▸ **Source data**
■ ■ ■ ■ ■
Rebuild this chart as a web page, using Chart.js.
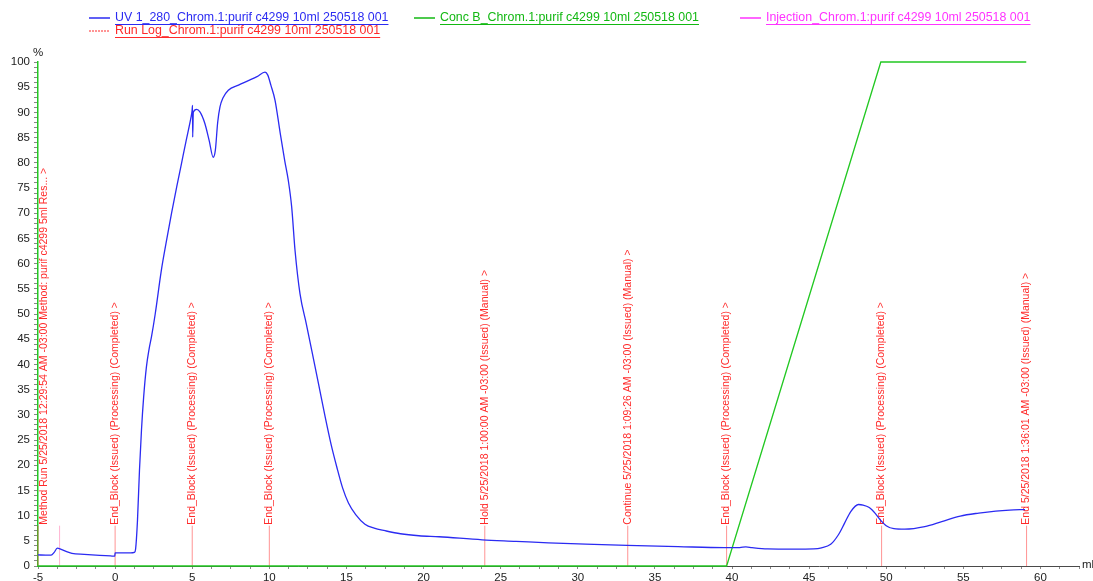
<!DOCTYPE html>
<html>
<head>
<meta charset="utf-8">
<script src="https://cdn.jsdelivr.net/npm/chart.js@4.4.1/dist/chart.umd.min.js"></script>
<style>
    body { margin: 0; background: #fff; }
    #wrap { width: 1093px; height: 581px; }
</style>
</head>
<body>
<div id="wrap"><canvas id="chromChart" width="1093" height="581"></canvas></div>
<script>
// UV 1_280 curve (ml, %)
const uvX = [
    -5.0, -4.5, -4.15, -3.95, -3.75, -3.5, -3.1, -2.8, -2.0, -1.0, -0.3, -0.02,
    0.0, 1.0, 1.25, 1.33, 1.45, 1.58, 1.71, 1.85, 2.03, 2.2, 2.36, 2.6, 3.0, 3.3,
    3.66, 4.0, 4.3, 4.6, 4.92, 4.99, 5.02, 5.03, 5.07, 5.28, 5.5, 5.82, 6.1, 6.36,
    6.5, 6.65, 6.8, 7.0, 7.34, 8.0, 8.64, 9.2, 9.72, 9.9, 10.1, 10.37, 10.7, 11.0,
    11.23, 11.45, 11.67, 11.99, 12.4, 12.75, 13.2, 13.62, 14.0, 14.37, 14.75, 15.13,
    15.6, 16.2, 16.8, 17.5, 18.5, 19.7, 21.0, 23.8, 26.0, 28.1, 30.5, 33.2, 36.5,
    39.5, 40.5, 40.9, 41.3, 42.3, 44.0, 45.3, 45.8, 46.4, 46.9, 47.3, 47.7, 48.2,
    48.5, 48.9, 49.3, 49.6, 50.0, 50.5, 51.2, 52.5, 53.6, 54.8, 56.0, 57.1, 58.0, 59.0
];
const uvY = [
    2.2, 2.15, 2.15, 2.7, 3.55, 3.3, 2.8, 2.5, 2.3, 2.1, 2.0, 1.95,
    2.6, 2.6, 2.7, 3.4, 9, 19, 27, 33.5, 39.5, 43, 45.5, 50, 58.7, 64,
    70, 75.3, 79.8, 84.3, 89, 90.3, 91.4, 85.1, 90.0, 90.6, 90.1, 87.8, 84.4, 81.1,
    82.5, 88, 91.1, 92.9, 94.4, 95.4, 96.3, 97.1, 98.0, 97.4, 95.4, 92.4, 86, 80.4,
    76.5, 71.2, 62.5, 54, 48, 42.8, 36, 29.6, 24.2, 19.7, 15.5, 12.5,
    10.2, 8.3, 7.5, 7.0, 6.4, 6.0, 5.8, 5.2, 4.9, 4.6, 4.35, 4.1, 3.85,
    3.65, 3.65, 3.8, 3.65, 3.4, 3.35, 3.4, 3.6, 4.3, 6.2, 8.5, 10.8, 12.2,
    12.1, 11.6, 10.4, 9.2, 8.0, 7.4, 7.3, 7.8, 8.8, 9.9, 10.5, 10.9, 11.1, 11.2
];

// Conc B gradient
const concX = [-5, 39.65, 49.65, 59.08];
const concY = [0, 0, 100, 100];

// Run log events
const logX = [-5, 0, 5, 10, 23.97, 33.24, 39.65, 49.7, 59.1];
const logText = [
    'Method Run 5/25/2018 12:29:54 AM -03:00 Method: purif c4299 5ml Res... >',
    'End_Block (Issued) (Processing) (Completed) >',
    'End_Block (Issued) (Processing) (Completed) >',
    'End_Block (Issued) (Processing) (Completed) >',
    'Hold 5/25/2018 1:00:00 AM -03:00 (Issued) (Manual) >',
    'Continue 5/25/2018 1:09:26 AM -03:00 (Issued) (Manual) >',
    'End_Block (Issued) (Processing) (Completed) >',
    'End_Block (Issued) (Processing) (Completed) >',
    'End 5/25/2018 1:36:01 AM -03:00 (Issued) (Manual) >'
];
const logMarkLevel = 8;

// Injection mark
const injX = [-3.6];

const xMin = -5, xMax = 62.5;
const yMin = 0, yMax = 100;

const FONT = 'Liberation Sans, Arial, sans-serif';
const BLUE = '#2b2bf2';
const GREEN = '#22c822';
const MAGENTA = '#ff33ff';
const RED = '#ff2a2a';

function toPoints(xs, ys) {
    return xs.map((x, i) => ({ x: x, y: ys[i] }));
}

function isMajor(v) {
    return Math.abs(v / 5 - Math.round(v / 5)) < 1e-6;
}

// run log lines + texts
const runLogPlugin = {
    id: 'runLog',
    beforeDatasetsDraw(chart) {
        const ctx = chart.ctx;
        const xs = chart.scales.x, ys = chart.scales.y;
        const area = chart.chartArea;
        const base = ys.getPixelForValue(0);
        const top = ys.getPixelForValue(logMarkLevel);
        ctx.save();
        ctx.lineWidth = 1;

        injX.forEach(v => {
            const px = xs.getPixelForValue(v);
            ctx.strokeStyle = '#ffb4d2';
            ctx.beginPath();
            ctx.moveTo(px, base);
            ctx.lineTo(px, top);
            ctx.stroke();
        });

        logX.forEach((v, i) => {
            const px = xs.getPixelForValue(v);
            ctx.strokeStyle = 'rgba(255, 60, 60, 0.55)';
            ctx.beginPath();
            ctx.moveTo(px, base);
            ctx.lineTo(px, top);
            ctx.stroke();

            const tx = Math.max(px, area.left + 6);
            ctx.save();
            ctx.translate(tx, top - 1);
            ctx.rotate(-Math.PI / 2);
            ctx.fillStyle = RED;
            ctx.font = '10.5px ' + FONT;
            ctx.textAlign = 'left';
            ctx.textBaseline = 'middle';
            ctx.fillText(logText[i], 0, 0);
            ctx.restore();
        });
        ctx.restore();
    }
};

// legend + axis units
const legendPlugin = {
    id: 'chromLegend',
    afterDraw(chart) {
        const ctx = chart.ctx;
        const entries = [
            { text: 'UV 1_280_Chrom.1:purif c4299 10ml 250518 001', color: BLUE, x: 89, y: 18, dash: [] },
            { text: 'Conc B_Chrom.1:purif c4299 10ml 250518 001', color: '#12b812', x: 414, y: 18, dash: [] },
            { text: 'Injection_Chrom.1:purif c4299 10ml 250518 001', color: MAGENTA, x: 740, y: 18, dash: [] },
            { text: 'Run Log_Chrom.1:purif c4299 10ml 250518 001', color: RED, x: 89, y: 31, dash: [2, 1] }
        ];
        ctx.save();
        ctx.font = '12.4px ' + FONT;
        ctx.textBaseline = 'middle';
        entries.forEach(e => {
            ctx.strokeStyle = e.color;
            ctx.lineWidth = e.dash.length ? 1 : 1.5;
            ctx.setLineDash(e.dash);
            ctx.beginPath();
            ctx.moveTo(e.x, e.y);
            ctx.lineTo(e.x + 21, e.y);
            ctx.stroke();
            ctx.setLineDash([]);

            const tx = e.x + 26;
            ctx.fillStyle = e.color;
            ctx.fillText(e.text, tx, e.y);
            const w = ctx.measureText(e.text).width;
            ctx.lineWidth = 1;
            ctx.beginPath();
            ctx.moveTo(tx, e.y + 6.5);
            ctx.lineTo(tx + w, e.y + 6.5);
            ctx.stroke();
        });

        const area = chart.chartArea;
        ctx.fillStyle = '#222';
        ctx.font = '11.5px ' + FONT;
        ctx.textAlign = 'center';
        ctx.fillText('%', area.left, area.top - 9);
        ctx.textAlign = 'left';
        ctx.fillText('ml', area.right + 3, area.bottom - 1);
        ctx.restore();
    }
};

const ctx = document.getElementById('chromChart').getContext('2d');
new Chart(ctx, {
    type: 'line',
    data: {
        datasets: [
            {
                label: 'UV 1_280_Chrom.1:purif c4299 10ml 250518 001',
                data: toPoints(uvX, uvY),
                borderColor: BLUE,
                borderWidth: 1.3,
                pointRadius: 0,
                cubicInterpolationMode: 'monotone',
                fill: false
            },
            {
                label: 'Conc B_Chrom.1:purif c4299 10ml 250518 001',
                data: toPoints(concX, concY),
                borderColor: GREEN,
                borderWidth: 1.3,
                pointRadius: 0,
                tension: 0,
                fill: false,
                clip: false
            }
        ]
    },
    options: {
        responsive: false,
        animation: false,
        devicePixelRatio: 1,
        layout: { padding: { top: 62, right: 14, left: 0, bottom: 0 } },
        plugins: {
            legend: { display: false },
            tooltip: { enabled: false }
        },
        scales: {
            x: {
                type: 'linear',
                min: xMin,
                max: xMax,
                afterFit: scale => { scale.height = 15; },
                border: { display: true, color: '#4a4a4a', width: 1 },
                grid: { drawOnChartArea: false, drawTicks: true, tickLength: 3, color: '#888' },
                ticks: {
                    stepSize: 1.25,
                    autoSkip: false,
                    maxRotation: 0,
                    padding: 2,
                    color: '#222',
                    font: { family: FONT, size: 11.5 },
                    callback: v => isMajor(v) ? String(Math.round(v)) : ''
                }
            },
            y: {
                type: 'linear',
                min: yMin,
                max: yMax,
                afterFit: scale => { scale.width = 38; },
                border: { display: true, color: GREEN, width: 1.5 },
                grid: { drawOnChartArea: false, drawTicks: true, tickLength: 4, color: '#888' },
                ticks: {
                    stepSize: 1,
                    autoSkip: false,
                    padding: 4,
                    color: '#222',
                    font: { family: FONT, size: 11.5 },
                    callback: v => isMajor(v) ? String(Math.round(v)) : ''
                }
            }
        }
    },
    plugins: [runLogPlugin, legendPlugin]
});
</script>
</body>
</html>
■ ■ ■ ■ ■
▸ **Written problem**
Set the lines above down again, word for word, from the first through the one containing "const concY = [0, 0, 100, 100];"; pictures excluded.

▸ **Correct answer**
Rebuild this chart as a web page, using Chart.js.
<!DOCTYPE html>
<html>
<head>
<meta charset="utf-8">
<script src="https://cdn.jsdelivr.net/npm/chart.js@4.4.1/dist/chart.umd.min.js"></script>
<style>
    body { margin: 0; background: #fff; }
    #wrap { width: 1093px; height: 581px; }
</style>
</head>
<body>
<div id="wrap"><canvas id="chromChart" width="1093" height="581"></canvas></div>
<script>
// UV 1_280 curve (ml, %)
const uvX = [
    -5.0, -4.5, -4.15, -3.95, -3.75, -3.5, -3.1, -2.8, -2.0, -1.0, -0.3, -0.02,
    0.0, 1.0, 1.25, 1.33, 1.45, 1.58, 1.71, 1.85, 2.03, 2.2, 2.36, 2.6, 3.0, 3.3,
    3.66, 4.0, 4.3, 4.6, 4.92, 4.99, 5.02, 5.03, 5.07, 5.28, 5.5, 5.82, 6.1, 6.36,
    6.5, 6.65, 6.8, 7.0, 7.34, 8.0, 8.64, 9.2, 9.72, 9.9, 10.1, 10.37, 10.7, 11.0,
    11.23, 11.45, 11.67, 11.99, 12.4, 12.75, 13.2, 13.62, 14.0, 14.37, 14.75, 15.13,
    15.6, 16.2, 16.8, 17.5, 18.5, 19.7, 21.0, 23.8, 26.0, 28.1, 30.5, 33.2, 36.5,
    39.5, 40.5, 40.9, 41.3, 42.3, 44.0, 45.3, 45.8, 46.4, 46.9, 47.3, 47.7, 48.2,
    48.5, 48.9, 49.3, 49.6, 50.0, 50.5, 51.2, 52.5, 53.6, 54.8, 56.0, 57.1, 58.0, 59.0
];
const uvY = [
    2.2, 2.15, 2.15, 2.7, 3.55, 3.3, 2.8, 2.5, 2.3, 2.1, 2.0, 1.95,
    2.6, 2.6, 2.7, 3.4, 9, 19, 27, 33.5, 39.5, 43, 45.5, 50, 58.7, 64,
    70, 75.3, 79.8, 84.3, 89, 90.3, 91.4, 85.1, 90.0, 90.6, 90.1, 87.8, 84.4, 81.1,
    82.5, 88, 91.1, 92.9, 94.4, 95.4, 96.3, 97.1, 98.0, 97.4, 95.4, 92.4, 86, 80.4,
    76.5, 71.2, 62.5, 54, 48, 42.8, 36, 29.6, 24.2, 19.7, 15.5, 12.5,
    10.2, 8.3, 7.5, 7.0, 6.4, 6.0, 5.8, 5.2, 4.9, 4.6, 4.35, 4.1, 3.85,
    3.65, 3.65, 3.8, 3.65, 3.4, 3.35, 3.4, 3.6, 4.3, 6.2, 8.5, 10.8, 12.2,
    12.1, 11.6, 10.4, 9.2, 8.0, 7.4, 7.3, 7.8, 8.8, 9.9, 10.5, 10.9, 11.1, 11.2
];

// Conc B gradient
const concX = [-5, 39.65, 49.65, 59.08];
const concY = [0, 0, 100, 100];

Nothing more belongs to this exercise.